■ **GIVEN MATERIAL**:

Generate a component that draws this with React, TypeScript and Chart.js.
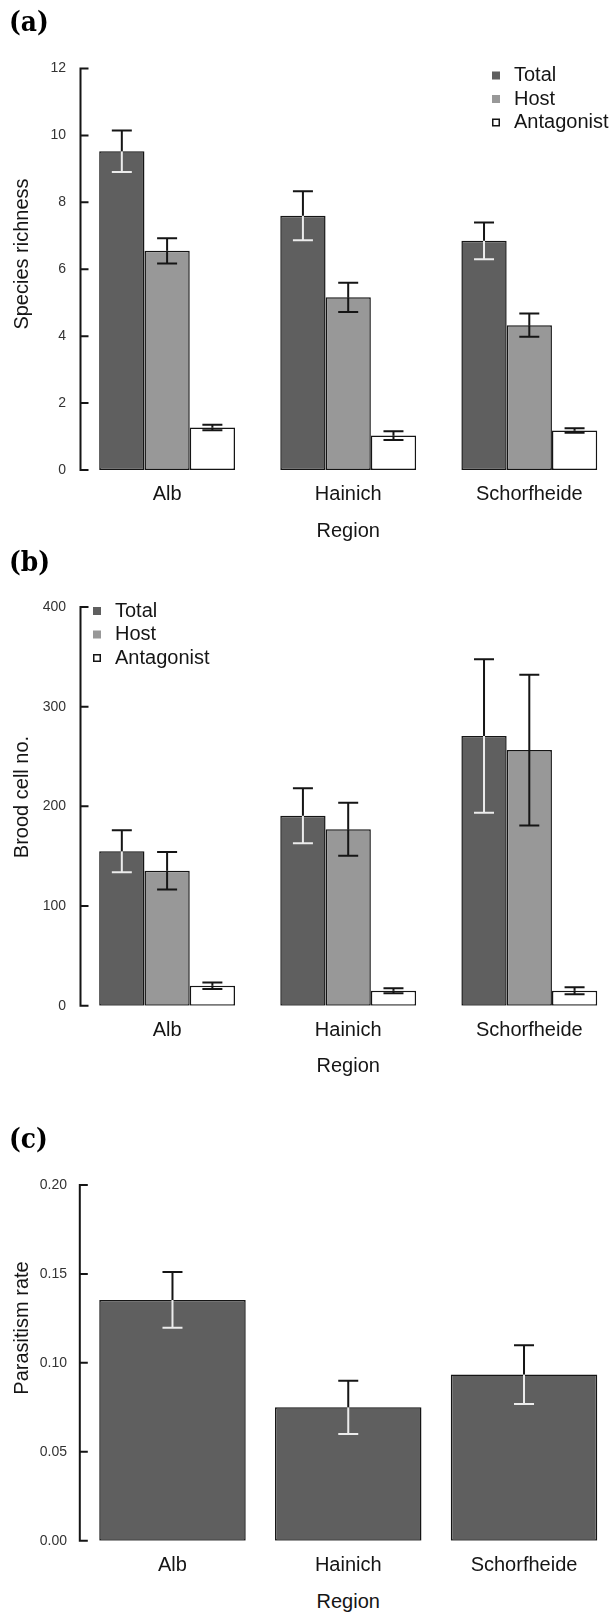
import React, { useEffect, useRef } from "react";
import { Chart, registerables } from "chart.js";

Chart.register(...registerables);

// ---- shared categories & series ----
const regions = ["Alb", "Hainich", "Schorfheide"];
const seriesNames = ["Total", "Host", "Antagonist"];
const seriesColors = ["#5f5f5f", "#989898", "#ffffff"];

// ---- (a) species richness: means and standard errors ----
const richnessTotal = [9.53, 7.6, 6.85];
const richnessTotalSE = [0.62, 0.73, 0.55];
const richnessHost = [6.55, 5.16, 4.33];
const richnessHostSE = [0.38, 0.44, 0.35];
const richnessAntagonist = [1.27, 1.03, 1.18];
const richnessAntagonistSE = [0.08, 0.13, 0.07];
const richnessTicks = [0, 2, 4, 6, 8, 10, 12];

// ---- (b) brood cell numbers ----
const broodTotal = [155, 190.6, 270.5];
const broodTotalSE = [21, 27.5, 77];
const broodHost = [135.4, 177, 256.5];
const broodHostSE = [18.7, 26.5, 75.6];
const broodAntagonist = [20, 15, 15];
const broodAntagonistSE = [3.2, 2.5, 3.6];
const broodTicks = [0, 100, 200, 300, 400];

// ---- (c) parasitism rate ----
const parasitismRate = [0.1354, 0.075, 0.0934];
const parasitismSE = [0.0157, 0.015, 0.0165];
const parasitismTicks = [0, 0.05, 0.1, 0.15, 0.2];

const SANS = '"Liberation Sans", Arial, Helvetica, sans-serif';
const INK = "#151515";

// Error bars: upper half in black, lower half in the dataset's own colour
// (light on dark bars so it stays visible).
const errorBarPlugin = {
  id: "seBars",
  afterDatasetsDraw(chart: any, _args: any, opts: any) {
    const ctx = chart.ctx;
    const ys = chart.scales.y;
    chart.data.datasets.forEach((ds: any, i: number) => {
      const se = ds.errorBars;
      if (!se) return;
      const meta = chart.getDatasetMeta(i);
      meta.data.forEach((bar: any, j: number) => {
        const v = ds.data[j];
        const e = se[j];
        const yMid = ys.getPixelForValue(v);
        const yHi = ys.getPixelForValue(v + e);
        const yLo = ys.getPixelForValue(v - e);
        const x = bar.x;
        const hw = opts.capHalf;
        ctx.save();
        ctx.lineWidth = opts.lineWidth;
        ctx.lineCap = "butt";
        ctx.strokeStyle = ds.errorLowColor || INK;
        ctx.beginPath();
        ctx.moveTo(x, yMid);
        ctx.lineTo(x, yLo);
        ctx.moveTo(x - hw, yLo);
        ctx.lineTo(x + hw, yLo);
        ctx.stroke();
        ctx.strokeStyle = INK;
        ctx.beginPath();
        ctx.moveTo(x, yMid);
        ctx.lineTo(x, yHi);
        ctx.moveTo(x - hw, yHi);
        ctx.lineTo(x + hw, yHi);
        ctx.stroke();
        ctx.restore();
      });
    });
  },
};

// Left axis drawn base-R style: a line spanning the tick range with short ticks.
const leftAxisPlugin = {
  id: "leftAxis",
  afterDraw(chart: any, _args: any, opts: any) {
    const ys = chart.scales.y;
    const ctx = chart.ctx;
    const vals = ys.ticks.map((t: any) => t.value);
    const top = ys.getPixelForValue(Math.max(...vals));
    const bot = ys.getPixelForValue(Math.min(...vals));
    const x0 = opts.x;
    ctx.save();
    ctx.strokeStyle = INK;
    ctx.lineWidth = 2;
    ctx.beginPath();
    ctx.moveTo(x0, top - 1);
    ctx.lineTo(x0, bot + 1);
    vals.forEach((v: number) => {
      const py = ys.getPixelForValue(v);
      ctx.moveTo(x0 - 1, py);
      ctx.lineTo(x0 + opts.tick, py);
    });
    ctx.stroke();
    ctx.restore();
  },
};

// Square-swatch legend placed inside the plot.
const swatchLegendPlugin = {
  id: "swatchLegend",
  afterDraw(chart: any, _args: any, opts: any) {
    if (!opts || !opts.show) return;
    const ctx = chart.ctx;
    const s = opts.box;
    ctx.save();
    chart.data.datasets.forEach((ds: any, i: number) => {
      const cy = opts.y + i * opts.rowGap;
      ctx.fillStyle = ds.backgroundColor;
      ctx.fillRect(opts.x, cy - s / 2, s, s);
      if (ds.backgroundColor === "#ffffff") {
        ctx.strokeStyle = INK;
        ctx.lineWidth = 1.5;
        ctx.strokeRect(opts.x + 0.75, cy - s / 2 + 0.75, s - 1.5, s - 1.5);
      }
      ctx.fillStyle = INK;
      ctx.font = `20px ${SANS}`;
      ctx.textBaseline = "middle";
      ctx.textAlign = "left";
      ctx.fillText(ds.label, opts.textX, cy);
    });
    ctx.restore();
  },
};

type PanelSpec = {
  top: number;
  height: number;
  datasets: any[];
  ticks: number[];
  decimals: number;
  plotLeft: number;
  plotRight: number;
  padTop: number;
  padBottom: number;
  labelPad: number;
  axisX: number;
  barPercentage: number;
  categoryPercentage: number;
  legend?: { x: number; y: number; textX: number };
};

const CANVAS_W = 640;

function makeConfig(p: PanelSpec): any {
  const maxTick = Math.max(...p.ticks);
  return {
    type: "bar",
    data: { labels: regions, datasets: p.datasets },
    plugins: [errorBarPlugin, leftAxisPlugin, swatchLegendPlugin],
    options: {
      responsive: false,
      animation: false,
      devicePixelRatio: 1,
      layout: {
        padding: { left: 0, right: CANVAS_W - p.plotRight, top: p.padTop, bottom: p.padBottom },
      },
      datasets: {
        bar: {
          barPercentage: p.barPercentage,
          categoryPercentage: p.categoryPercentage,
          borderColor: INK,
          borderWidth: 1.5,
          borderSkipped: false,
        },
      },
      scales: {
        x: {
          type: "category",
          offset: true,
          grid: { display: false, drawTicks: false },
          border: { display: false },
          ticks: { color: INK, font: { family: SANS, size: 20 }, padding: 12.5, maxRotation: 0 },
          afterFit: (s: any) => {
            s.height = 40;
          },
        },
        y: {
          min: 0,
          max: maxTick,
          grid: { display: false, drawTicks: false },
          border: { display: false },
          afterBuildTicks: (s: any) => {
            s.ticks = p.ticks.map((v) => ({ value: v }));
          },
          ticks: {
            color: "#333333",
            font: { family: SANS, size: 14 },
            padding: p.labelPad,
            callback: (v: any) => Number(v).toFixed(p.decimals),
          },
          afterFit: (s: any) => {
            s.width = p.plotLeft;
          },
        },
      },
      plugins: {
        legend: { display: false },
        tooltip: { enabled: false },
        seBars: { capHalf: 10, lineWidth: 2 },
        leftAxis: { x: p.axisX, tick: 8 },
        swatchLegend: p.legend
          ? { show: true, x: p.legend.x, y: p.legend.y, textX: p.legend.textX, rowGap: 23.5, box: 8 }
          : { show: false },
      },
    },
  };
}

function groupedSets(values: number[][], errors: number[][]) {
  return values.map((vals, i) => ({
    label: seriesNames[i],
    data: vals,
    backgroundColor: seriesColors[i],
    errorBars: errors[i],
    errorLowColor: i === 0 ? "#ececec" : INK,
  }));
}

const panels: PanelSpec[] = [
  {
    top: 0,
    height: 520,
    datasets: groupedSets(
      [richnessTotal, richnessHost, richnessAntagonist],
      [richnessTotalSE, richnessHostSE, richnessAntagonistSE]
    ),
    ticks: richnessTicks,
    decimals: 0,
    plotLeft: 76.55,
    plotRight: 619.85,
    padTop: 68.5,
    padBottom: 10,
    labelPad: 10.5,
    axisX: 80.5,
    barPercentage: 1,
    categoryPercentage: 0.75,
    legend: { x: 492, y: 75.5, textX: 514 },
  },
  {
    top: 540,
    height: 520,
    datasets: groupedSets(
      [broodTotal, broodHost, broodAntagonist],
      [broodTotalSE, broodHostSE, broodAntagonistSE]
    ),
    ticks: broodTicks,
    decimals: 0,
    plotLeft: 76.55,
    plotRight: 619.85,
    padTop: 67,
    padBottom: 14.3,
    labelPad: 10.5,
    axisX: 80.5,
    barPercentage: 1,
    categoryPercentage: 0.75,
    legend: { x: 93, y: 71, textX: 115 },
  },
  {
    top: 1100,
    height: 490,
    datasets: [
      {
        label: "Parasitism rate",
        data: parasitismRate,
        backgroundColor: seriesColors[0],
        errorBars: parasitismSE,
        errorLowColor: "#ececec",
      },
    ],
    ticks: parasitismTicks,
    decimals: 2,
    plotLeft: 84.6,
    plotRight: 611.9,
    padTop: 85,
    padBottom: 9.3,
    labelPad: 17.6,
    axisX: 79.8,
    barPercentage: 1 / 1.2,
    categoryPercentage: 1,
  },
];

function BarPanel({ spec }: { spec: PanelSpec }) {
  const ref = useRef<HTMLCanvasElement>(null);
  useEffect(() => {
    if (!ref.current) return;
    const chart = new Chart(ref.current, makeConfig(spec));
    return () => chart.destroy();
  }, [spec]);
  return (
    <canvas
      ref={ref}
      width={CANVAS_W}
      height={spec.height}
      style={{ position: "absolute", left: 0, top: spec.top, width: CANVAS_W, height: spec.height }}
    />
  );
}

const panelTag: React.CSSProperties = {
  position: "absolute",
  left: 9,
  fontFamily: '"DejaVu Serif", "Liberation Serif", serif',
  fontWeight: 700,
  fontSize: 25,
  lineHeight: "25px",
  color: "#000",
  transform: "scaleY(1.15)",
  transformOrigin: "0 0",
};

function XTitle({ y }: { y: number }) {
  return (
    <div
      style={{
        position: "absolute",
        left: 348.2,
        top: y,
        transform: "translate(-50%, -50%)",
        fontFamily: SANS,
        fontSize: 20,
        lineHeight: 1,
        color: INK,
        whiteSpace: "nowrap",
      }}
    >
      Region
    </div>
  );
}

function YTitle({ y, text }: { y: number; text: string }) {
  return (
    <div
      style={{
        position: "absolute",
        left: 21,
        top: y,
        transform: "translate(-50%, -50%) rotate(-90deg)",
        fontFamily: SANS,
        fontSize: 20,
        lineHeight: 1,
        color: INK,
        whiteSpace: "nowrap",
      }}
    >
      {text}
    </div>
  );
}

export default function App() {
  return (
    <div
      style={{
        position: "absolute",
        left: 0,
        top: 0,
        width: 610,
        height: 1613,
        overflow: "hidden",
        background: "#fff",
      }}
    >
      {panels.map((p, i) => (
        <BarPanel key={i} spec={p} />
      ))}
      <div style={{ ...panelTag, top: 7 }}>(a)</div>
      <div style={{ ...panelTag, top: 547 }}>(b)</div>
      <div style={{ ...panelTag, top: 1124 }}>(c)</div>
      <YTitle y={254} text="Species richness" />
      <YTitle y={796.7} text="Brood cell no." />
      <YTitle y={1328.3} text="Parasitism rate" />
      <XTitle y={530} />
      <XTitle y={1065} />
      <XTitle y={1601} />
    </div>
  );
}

■ **PROBLEM DETAILS**: Repeat the lines above, starting at the first and stopping after the line that holds "const broodTicks = [0, 100, 200, 300, 400];", with the pictures left out.

■ **SOLUTION FOR THIS TASK**:
Generate a component that draws this with React, TypeScript and Chart.js.
import React, { useEffect, useRef } from "react";
import { Chart, registerables } from "chart.js";

Chart.register(...registerables);

// ---- shared categories & series ----
const regions = ["Alb", "Hainich", "Schorfheide"];
const seriesNames = ["Total", "Host", "Antagonist"];
const seriesColors = ["#5f5f5f", "#989898", "#ffffff"];

// ---- (a) species richness: means and standard errors ----
const richnessTotal = [9.53, 7.6, 6.85];
const richnessTotalSE = [0.62, 0.73, 0.55];
const richnessHost = [6.55, 5.16, 4.33];
const richnessHostSE = [0.38, 0.44, 0.35];
const richnessAntagonist = [1.27, 1.03, 1.18];
const richnessAntagonistSE = [0.08, 0.13, 0.07];
const richnessTicks = [0, 2, 4, 6, 8, 10, 12];

// ---- (b) brood cell numbers ----
const broodTotal = [155, 190.6, 270.5];
const broodTotalSE = [21, 27.5, 77];
const broodHost = [135.4, 177, 256.5];
const broodHostSE = [18.7, 26.5, 75.6];
const broodAntagonist = [20, 15, 15];
const broodAntagonistSE = [3.2, 2.5, 3.6];
const broodTicks = [0, 100, 200, 300, 400];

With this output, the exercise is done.